__Exercise task__: Filter the entries, keeping every line with the word "this".

__Records supplied__:
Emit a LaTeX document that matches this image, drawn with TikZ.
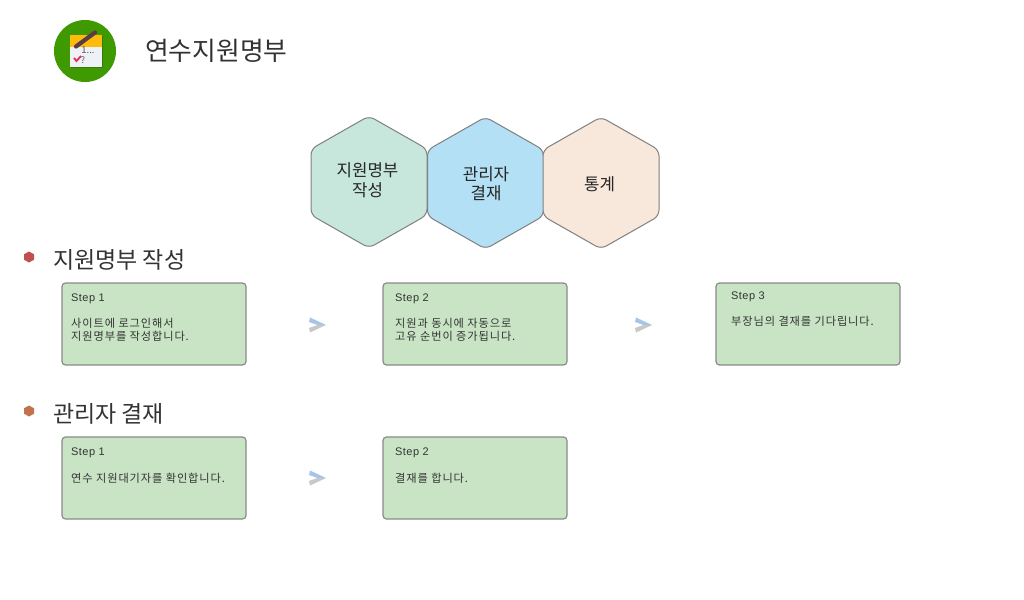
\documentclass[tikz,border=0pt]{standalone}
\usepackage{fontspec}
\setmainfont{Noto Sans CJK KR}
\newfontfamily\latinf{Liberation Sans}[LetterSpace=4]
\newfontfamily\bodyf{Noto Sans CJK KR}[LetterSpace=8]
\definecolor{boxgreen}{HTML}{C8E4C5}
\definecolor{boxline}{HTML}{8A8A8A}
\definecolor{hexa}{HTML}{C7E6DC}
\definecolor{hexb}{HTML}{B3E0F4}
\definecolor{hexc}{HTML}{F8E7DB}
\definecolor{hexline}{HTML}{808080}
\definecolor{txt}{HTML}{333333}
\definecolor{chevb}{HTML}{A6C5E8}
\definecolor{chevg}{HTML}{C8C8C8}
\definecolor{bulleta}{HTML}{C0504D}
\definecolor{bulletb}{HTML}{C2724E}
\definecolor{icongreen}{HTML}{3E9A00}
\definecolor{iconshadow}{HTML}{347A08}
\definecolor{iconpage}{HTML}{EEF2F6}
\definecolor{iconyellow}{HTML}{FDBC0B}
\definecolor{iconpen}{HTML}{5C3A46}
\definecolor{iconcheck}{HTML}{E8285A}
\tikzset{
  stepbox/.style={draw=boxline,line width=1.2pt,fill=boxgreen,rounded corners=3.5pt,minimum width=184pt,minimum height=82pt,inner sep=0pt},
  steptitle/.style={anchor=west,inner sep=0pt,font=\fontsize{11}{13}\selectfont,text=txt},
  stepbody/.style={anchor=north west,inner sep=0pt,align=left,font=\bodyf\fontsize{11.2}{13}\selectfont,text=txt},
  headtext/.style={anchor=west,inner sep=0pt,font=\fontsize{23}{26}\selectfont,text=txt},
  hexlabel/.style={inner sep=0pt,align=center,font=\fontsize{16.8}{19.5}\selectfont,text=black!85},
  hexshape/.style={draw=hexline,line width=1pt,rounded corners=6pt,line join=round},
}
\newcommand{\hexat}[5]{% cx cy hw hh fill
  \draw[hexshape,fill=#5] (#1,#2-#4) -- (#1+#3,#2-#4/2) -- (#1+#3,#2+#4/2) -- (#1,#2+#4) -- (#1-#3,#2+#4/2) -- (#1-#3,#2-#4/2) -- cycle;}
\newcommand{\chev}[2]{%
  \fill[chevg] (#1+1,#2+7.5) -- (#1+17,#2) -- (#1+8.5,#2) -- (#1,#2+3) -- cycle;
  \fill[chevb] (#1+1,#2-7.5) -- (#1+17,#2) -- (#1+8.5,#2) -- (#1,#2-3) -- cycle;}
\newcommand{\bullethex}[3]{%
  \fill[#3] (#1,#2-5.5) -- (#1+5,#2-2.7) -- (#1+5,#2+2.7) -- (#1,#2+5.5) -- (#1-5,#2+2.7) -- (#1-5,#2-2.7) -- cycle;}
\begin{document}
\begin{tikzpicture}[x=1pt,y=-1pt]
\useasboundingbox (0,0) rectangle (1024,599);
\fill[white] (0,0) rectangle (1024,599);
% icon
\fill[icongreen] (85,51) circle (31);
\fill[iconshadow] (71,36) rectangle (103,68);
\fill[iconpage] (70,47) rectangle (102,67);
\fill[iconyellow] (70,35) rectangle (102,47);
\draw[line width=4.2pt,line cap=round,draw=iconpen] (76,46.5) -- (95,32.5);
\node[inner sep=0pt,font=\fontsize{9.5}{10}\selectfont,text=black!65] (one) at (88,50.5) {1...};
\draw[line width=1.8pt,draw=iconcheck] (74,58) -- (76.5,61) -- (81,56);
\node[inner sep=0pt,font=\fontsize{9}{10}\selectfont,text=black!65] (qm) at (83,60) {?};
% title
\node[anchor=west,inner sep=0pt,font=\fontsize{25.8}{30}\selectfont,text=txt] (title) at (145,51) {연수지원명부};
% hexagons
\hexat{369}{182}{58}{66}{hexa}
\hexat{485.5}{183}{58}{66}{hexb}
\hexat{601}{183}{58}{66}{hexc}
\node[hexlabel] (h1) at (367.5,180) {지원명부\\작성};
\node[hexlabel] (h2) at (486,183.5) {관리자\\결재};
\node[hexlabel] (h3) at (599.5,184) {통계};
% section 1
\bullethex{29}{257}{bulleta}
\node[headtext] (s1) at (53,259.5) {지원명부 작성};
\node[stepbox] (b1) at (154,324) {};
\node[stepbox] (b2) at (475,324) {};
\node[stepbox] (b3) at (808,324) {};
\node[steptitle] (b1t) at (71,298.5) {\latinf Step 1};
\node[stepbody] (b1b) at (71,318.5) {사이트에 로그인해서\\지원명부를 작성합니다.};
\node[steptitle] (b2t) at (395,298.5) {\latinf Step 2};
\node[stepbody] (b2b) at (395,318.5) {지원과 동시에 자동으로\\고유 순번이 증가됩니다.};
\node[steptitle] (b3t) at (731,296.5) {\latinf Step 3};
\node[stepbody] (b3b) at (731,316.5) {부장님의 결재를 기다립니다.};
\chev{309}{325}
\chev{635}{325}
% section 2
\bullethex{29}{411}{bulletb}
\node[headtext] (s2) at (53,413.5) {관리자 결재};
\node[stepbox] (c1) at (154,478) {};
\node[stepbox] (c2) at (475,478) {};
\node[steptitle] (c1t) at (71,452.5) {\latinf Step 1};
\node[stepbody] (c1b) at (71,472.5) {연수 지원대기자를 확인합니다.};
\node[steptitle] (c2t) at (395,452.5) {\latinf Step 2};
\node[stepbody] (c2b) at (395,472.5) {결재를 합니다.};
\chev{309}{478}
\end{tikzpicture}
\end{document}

* * *

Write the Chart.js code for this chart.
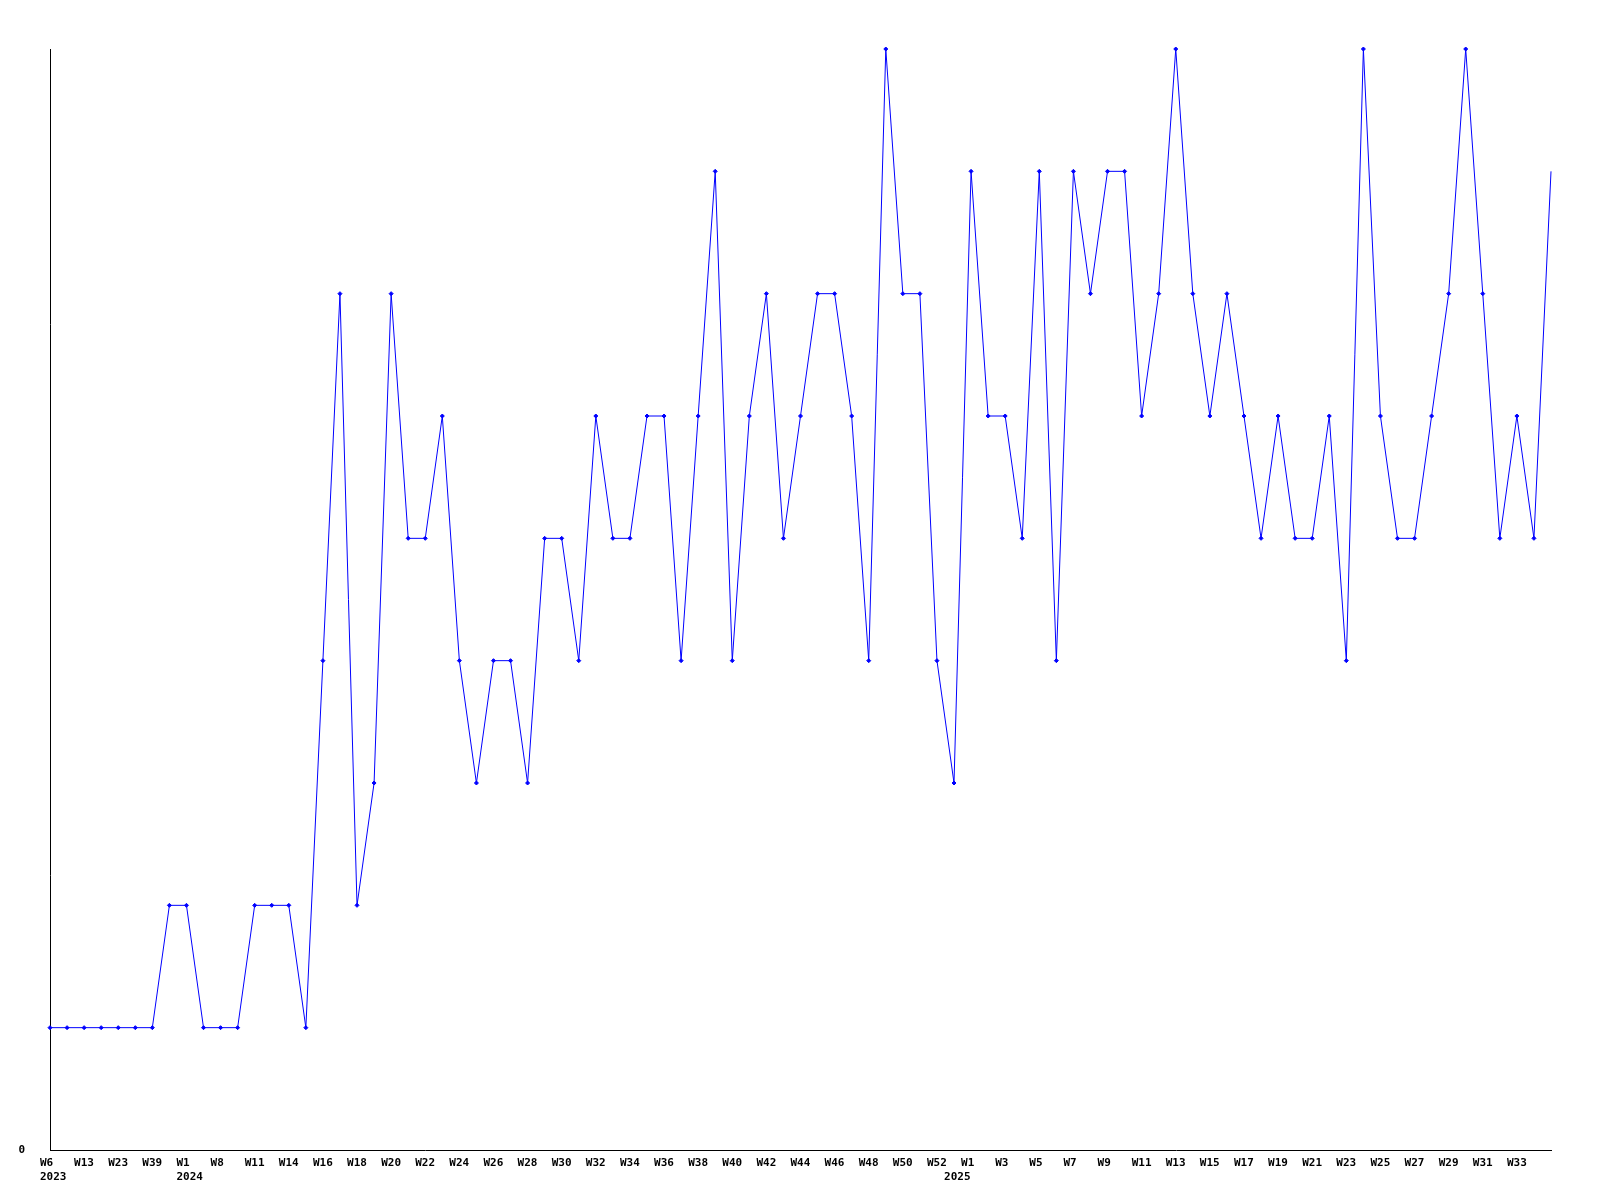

__Solved exercise__:
Emit a LaTeX document that matches this image, drawn with TikZ.
Write the Chart.js code for this chart.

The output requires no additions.